Nos hemos acostumbrado a vivir entre la montaña rusa y la ruleta rusa. Es evidente que hemos pasado por un curso acelerado de virología para analfabetos. Una cosa sabemos que ocurrirá: un lenguaje iluminado -o apagado- por nuevas palabras. La polisemia de algunas ya nos invade y con otras jugamos hasta límites increíbles. Virología ampliada, por supuesto; emparentada con la politología, nociones de Derecho constitucional y una sociología de andar por casa -en chándal-. No sabemos muy bien cómo funcionan algunas cosas, pero sabemos, por ejemplo, lo emocionante que es ver subir la curva de contagios, de positividad, de enfermos en hospitales, en ucis, y de fallecimientos. Lo emocionante que es porque cuando parece que la erección no soporta más excitación, se desmorona de golpe tras pasar una pequeña meseta. Eso se llama montaña rusa. Las hay en parques de atracciones hoy cerrados porque nos las traen a domicilio. Lo malo es que, quizá, alguna vez la curva no va a ceder a tiempo y nos vamos a encontrar con cosas más feas aún.

Pero si esto define una sensación colectiva, una emoción compartida, de la misma calidad que la contemplación de una película de terror, existe otra, más personal, aunque muchas veces cuenta con el alborozado o vergonzante apoyo de la familia o del núcleo social.
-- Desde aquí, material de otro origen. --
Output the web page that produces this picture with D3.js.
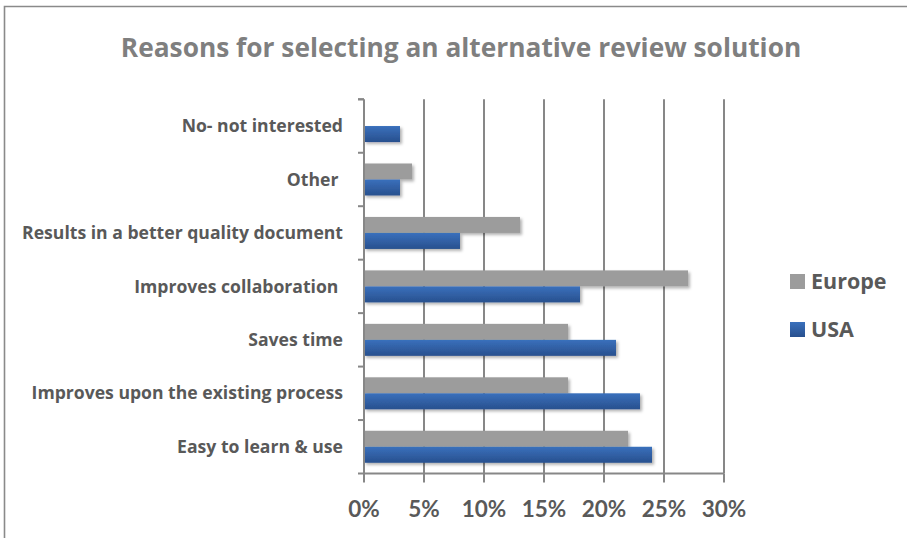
<!DOCTYPE html>
<html><head><meta charset="utf-8">
<script src="https://cdn.jsdelivr.net/npm/d3@7/dist/d3.min.js"></script>
<style>body{margin:0;background:#fff;}svg{display:block;}</style>
</head><body><svg id="c" width="907" height="538"></svg>
<script>
const categories = ["Easy to learn & use","Improves upon the existing process","Saves time","Improves collaboration ","Results in a better quality document","Other ","No- not interested"];
const europe = [22,17,17,27,13,4,0];
const usa = [24,23,21,18,8,3,3];
const seriesNames = ["Europe","USA"];
const xTicks = [0,5,10,15,20,25,30];
const title = "Reasons for selecting an alternative review solution";

(function(){
const svg = d3.select("#c");
const font = "Lato, 'Open Sans', sans-serif";
const font2 = "'Open Sans', Lato, sans-serif";
const defs = svg.append("defs");
const gB = defs.append("linearGradient").attr("id","gBlue").attr("x1",0).attr("y1",0).attr("x2",0).attr("y2",1);
gB.append("stop").attr("offset","0%").attr("stop-color","#3a70bc");
gB.append("stop").attr("offset","100%").attr("stop-color","#28508e");
const f = defs.append("filter").attr("id","sh").attr("x","-10%").attr("y","-30%").attr("width","130%").attr("height","190%");
f.append("feDropShadow").attr("dx",2).attr("dy",2).attr("stdDeviation",1.6).attr("flood-color","#000").attr("flood-opacity",0.3);

// frame
svg.append("path").attr("d","M4.5,538 V6.5 H907").attr("fill","none").attr("stroke","#8a8a8a").attr("stroke-width",1.6);

const pL = 364, pR = 724, pT = 99.3, pB = 473.5;
const x = d3.scaleLinear().domain([0,30]).range([pL,pR]);
const y = d3.scaleBand().domain(categories.slice().reverse()).range([pT,pB]);
const inner = d3.scaleBand().domain(seriesNames).range([0,32]);
const off = (y.bandwidth()-32)/2;

// gridlines
svg.append("g").selectAll("line").data(xTicks.slice(1)).join("line")
  .attr("x1",d=>x(d)).attr("x2",d=>x(d)).attr("y1",pT).attr("y2",pB)
  .attr("stroke","#878787").attr("stroke-width",2);

// bars
const data = categories.map((c,i)=>({c, vals:[{s:"Europe",v:europe[i]},{s:"USA",v:usa[i]}]}));
const g = svg.append("g");
data.forEach(d=>{
  d.vals.forEach(b=>{
    if(b.v<=0) return;
    g.append("rect").attr("x",x(0)).attr("y",y(d.c)+off+inner(b.s))
      .attr("width",x(b.v)-x(0)).attr("height",inner.bandwidth())
      .attr("fill",b.s==="Europe"?"#9c9c9c":"url(#gBlue)")
      .attr("filter","url(#sh)");
  });
});

// y axis
const ya = svg.append("g");
ya.append("line").attr("x1",pL).attr("x2",pL).attr("y1",pT).attr("y2",pB).attr("stroke","#878787").attr("stroke-width",2);
const yEdges = categories.map(c=>y(c)).concat([pT,pB]);
ya.selectAll("line.t").data(yEdges).join("line").attr("class","t")
  .attr("x1",pL-6).attr("x2",pL).attr("y1",d=>d).attr("y2",d=>d).attr("stroke","#878787").attr("stroke-width",2);
ya.selectAll("text").data(categories).join("text")
  .attr("x",343).attr("y",d=>y(d)+y.bandwidth()/2).attr("dy","0.35em")
  .attr("text-anchor","end").attr("font-family",font2).attr("font-weight","bold")
  .attr("font-size",17.6).attr("fill","#595959").style("white-space","pre").text(d=>d);

// x axis
const xa = svg.append("g");
xa.append("line").attr("x1",pL).attr("x2",pR).attr("y1",pB).attr("y2",pB).attr("stroke","#878787").attr("stroke-width",2);
xa.selectAll("line.t").data(xTicks).join("line").attr("class","t")
  .attr("x1",d=>x(d)).attr("x2",d=>x(d)).attr("y1",pB).attr("y2",pB+9).attr("stroke","#878787").attr("stroke-width",2);
xa.selectAll("text").data(xTicks).join("text")
  .attr("x",d=>x(d)).attr("y",517).attr("text-anchor","middle")
  .attr("font-family",font).attr("font-weight","bold").attr("font-size",22.5).attr("fill","#595959")
  .text(d=>d+"%");

// title
svg.append("text").attr("x",461).attr("y",57).attr("text-anchor","middle")
  .attr("font-family",font2).attr("font-weight","bold").attr("font-size",26.3).attr("fill","#7f7f7f").text(title);

// legend
const lg = svg.append("g");
const ly = [274, 322];
seriesNames.forEach((s,i)=>{
  lg.append("rect").attr("x",790).attr("y",ly[i]).attr("width",15).attr("height",15)
    .attr("fill",s==="Europe"?"#9c9c9c":"url(#gBlue)");
  lg.append("text").attr("x",811).attr("y",ly[i]+15).attr("font-family",font2).attr("font-weight","bold")
    .attr("font-size",21.5).attr("fill","#595959").text(s);
});
})();
</script></body></html>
Consiste en jugar a apoyar una pistola en la sien, en forma de paella, cena de Navidad, tardeo, visita a belenes o furtivas cabalgatas, con la confianza puesta en que la coronabala no estará en el disparadero. A veces sí está. Y a veces el jugador se convierte en un cañón furioso disparando a amigos y familiares y hasta al policía que le pide la documentación.

¿Pueden estas sensaciones, de origen inconsciente, producirse sin una base previa, asentada en nuestra cultura? No dispongo de elementos de juicio para afirmarlo con rotundidad, pero me da que la respuesta tenderá a ser afirmativa. La terminante obligación a ser felices, a gestionar con urgencia expectativas de disfrute, a celebrar los éxitos y fracasos en turbamultas apoteósicas, el enarbolar banderas que ensalzan lo gregario y, de manera banal, los abrazos, creo, predisponen a la relativización de las relaciones causales ante una catástrofe. Delegando las culpas en la democracia de baja calidad, la drôle democracia, que hemos consentido, una democracia de consumidores del Estado, no estamos preparados para la sociedad del riesgo. Nos parece moderno y cautivador disfrutar de series distópicas hasta el infinito y más allá, pero no podemos aceptar como un componente radical del pensamiento y de la acción política la dosificación de actos preventivos y restauradores de las desgracias. Un ejemplo: hay un debate sobre modelo turístico que no abordaré aquí. Pero lo tomo de metáfora porque defender, como se hace, que el modelo no puede fallar porque es el que siempre ha habido, es tanto como esperar que, aunque el sol nos queme y el mar se lleve la arena, no habrá por qué preocuparse: siempre nos quedará la ensaladilla rusa.